[Required task] Starting at the first line of the data, please print exactly those lines through the one that holds "W, H = 800, 385", omitting every picture.

* begin Material for this task *

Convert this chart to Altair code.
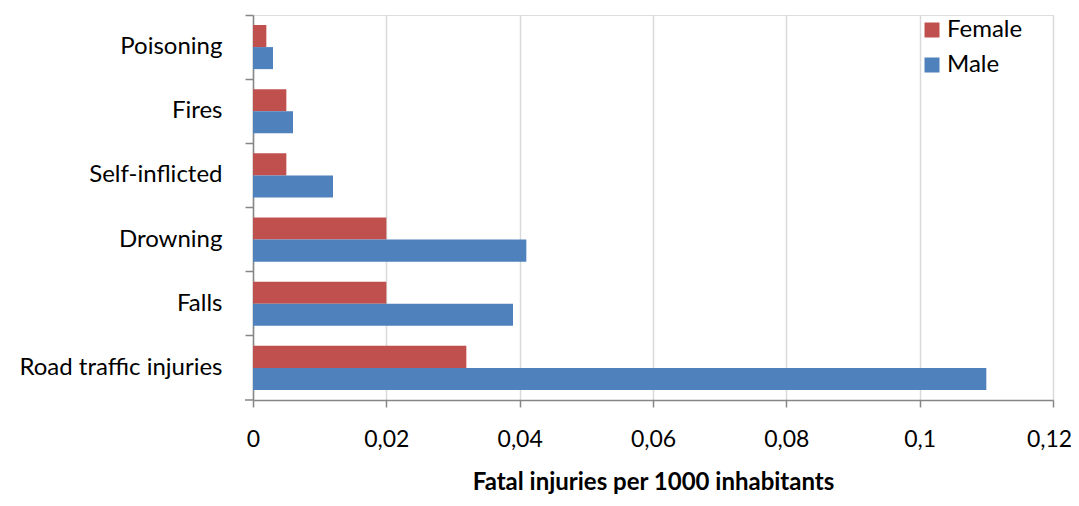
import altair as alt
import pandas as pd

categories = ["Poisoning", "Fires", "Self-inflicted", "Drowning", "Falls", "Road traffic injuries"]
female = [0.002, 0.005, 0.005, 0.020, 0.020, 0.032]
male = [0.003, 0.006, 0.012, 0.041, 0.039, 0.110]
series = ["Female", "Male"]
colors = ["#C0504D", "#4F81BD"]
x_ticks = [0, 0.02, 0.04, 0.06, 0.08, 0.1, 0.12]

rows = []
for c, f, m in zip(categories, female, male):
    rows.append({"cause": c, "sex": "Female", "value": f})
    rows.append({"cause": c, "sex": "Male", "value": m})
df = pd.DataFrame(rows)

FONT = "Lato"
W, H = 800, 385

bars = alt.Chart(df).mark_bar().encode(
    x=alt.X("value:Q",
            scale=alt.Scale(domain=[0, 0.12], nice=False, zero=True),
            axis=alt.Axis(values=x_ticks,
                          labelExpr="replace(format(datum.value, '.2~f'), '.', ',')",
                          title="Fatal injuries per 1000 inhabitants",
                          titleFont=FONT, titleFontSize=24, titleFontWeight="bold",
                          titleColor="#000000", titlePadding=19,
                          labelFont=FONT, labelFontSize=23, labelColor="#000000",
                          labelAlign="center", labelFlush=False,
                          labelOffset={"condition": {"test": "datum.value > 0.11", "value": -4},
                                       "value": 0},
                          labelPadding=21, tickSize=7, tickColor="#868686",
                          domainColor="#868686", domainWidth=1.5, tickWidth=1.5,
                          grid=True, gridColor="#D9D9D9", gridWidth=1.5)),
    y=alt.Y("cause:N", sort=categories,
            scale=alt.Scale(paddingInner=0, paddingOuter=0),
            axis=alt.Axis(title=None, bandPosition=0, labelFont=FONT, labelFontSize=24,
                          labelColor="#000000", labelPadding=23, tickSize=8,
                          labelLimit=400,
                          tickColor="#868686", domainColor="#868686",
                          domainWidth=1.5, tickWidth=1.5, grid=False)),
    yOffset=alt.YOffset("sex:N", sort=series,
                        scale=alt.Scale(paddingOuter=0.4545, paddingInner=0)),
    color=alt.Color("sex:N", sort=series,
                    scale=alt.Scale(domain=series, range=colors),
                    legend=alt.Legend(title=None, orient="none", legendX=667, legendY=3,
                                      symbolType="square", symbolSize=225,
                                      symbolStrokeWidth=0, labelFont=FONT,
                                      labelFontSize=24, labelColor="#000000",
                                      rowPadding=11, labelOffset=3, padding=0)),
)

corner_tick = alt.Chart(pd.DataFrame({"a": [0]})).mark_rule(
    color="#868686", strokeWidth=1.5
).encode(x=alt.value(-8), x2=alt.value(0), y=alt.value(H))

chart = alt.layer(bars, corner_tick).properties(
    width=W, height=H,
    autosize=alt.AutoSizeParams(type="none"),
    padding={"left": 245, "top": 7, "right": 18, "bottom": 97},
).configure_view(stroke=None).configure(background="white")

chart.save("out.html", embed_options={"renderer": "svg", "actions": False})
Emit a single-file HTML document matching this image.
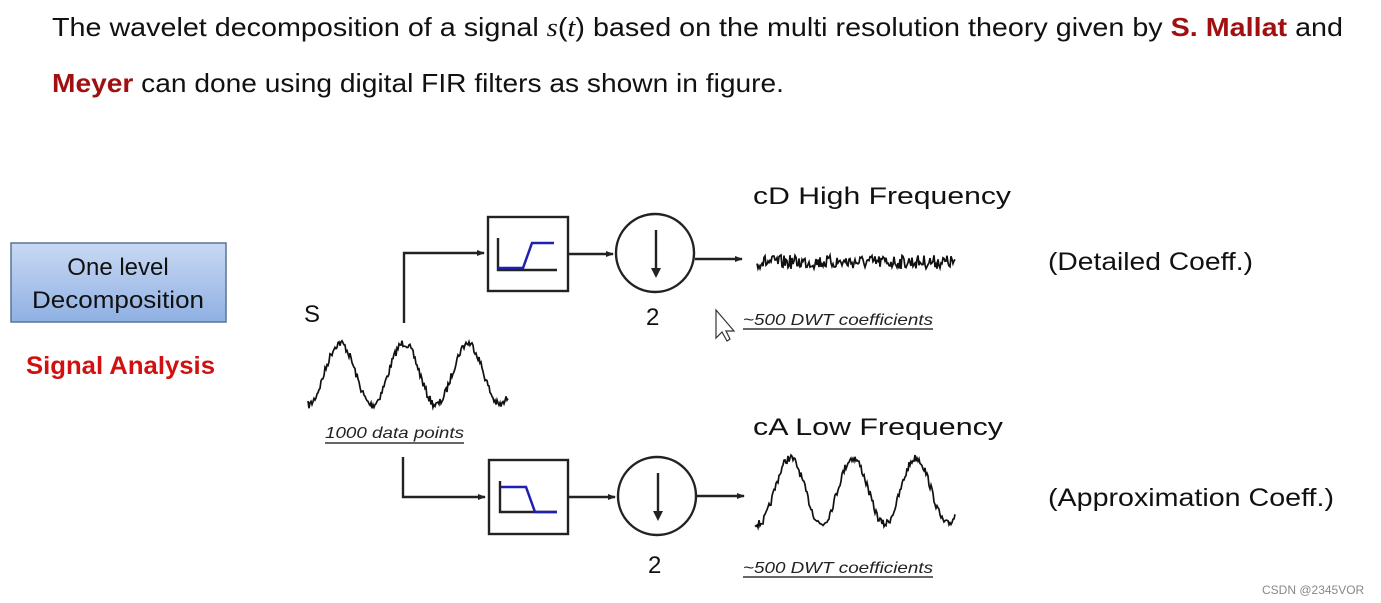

* end Material for this task *

[Task solution]
Convert this chart to Altair code.
import altair as alt
import pandas as pd

categories = ["Poisoning", "Fires", "Self-inflicted", "Drowning", "Falls", "Road traffic injuries"]
female = [0.002, 0.005, 0.005, 0.020, 0.020, 0.032]
male = [0.003, 0.006, 0.012, 0.041, 0.039, 0.110]
series = ["Female", "Male"]
colors = ["#C0504D", "#4F81BD"]
x_ticks = [0, 0.02, 0.04, 0.06, 0.08, 0.1, 0.12]

rows = []
for c, f, m in zip(categories, female, male):
    rows.append({"cause": c, "sex": "Female", "value": f})
    rows.append({"cause": c, "sex": "Male", "value": m})
df = pd.DataFrame(rows)

FONT = "Lato"
W, H = 800, 385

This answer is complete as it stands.